**INFORMATION SHOWN**
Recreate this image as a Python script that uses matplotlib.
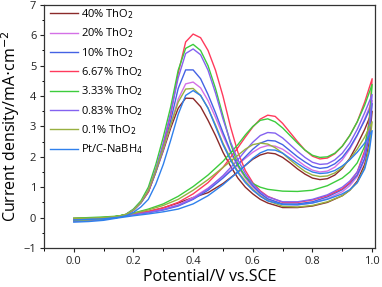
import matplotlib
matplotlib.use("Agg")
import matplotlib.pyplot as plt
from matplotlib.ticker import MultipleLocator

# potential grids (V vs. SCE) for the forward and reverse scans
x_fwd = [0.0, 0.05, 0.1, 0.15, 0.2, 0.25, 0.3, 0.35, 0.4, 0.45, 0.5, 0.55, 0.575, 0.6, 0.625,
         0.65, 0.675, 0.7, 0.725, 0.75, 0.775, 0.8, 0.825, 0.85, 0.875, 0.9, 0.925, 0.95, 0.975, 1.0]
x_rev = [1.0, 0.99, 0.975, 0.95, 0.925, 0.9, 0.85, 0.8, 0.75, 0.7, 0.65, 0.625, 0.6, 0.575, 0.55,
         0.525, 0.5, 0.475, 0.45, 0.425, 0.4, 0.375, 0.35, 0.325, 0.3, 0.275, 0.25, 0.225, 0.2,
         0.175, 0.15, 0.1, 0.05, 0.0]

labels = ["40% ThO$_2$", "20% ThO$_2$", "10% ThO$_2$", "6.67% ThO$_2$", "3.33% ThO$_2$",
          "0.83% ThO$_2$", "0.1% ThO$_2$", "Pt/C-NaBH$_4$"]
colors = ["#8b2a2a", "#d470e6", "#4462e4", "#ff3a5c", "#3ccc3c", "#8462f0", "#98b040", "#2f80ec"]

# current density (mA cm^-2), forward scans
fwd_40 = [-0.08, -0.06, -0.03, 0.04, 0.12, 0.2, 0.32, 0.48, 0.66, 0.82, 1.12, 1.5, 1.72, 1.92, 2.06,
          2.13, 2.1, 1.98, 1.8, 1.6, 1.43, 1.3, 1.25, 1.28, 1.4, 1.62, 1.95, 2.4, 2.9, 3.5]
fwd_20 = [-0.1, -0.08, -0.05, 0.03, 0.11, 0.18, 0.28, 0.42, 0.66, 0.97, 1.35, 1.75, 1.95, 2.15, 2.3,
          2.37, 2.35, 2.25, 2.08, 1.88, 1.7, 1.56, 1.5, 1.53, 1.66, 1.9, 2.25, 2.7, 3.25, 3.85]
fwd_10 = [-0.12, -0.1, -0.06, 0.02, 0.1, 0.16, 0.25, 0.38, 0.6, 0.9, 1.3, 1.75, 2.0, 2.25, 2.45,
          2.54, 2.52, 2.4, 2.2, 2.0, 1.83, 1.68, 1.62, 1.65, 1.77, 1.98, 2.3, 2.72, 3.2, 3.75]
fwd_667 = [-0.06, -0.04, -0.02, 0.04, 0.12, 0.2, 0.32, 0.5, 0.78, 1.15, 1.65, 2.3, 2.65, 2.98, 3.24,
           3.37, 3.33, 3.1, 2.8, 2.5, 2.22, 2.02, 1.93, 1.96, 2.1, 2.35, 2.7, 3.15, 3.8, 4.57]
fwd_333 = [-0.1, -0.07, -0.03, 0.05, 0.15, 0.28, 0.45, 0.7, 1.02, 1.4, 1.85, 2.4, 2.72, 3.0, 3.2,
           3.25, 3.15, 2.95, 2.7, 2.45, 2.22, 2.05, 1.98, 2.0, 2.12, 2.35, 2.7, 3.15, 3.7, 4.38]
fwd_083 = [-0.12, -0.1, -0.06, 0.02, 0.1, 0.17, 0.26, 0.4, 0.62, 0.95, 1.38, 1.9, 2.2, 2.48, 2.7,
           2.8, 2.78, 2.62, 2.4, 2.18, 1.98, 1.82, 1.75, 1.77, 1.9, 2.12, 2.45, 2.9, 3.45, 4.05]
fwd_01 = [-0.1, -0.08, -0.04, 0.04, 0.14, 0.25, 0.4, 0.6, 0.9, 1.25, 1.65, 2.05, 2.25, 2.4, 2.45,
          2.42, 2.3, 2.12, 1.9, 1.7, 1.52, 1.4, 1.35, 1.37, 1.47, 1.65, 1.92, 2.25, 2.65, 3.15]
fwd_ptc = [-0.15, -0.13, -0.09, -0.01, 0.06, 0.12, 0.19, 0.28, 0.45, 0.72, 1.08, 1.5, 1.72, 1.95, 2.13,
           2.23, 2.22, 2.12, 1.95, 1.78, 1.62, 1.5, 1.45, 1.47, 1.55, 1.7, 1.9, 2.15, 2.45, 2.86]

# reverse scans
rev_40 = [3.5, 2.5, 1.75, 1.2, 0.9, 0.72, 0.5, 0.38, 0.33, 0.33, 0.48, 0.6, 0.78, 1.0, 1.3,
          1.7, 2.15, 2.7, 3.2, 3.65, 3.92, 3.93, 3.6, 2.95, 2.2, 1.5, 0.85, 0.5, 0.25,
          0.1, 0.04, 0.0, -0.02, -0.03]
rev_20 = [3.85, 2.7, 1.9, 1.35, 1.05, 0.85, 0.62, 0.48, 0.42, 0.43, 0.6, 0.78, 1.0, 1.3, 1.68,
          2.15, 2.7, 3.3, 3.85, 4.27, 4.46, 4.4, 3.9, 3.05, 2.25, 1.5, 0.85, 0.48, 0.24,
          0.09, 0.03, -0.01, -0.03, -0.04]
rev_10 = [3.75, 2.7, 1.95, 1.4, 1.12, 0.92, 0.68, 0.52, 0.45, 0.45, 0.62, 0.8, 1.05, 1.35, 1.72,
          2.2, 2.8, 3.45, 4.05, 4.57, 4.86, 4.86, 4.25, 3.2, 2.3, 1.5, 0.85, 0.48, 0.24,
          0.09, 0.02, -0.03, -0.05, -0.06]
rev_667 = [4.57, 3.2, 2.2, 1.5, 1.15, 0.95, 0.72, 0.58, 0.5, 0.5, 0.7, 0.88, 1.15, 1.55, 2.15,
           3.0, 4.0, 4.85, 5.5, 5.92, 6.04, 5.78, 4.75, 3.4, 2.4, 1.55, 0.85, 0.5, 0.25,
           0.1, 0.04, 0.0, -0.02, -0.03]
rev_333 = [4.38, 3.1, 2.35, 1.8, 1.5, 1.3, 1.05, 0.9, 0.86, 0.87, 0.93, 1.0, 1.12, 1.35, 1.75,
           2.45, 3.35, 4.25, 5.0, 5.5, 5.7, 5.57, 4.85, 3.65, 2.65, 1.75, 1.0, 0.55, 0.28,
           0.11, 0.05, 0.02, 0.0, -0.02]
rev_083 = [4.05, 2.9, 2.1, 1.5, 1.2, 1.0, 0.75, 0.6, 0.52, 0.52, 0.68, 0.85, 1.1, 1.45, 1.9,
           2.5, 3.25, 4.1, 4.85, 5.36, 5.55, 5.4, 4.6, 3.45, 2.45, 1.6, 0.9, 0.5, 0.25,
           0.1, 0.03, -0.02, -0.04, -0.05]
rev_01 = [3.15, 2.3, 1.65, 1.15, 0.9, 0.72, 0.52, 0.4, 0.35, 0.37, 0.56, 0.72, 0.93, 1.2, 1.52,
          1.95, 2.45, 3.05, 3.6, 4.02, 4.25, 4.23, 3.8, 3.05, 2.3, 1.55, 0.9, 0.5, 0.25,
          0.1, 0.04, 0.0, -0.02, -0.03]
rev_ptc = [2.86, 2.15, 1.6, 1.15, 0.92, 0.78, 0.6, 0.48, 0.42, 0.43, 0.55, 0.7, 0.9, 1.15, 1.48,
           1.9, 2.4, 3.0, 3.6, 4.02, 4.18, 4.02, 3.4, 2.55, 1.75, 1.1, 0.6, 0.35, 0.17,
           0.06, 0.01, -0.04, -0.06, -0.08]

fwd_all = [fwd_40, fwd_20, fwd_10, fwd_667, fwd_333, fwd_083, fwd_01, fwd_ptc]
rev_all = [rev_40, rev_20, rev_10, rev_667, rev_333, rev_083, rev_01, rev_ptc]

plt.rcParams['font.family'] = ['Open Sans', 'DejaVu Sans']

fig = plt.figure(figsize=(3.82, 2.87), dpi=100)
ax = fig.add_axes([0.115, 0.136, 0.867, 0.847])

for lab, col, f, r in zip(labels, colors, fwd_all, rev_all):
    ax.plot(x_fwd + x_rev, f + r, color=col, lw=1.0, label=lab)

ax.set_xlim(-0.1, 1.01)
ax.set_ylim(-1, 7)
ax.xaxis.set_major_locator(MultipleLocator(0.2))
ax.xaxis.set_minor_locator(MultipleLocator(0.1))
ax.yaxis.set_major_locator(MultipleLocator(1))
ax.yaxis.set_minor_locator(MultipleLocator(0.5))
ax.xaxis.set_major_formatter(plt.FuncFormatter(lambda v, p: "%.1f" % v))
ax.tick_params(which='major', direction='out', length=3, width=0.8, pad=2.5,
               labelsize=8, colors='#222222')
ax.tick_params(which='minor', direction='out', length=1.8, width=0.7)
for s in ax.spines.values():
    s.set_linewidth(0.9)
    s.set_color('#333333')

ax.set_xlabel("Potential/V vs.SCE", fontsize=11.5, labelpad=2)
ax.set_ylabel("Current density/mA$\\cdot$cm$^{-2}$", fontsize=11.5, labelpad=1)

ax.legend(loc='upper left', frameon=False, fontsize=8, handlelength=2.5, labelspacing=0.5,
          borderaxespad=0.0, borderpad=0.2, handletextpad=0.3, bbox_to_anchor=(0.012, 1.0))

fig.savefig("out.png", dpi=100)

**PROBLEM**
Go through the material and select each line with the string "matplotlib" in it.

**EXPECTED ANSWER**
Recreate this image as a Python script that uses matplotlib.
import matplotlib
matplotlib.use("Agg")
import matplotlib.pyplot as plt
from matplotlib.ticker import MultipleLocator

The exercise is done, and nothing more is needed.